Just as he's feeling especially insignificant along comes old flame Barbara Stanwyck in her third fine film with MacMurray to fan the sparks of his mid-life crisis into a full-blown blazing passion, to the extent where he has a secret if accidental weekend away with her and quickly comes to contemplate leaving his family for a life of excitement with her. Which way will he turn and what part will his two mortified older children, who in typical Sirkian grand coincidental fashion, learn of his plans, play in his final decision?

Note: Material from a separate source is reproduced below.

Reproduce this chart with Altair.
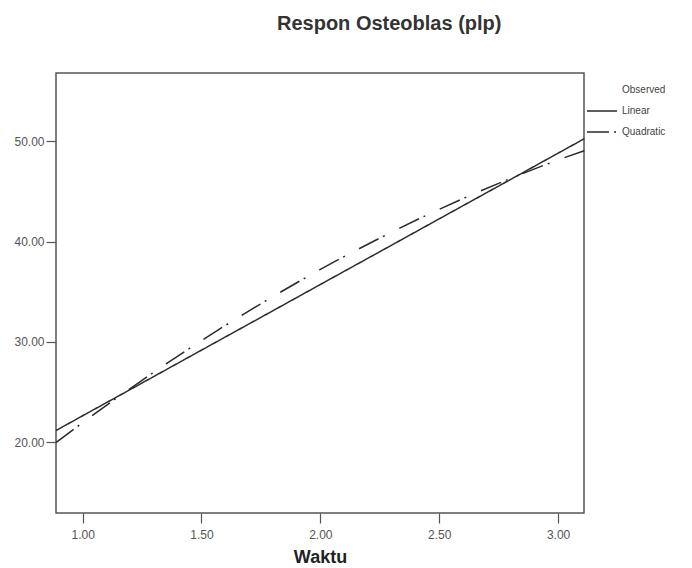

Once again, Sirk brings family members to a crisis-point and even if the resolution this time takes a conventional course, still there's real drama in these excellently crafted and written scenes of anything but cosy domesticity. Cynics may make sneering remarks about all this amounting to shallow soap operatics but I think they would be wrong. Post-War Western and especially American society was evolving even against the "I Like Ike" background of greater personal wealth and the growth in consumerism but just under the surface it wasn't all sweetness and light and Sirk was one director who caught that change in attitudes in his mid-50's work.

Once again MacMurray surprised me with the depth and roundedness of his performance as a middle-aged man cornered by society's expectations of him while Stanwyck in one of her last major roles before she, like MacMurray a bit later, turned to TV, is as good as she usually is as the unwitting Eve in Fred's supposed Garden of Eden. Her character of a flamboyant, self-confident, but importantly unmarried career-woman is equally worthy of deeper investigation as MacMurray's worm-turning Mr Suburbia.

Lesser known than other Sirk dramas of the decade it's as good as any of them in my opinion and well worth watching.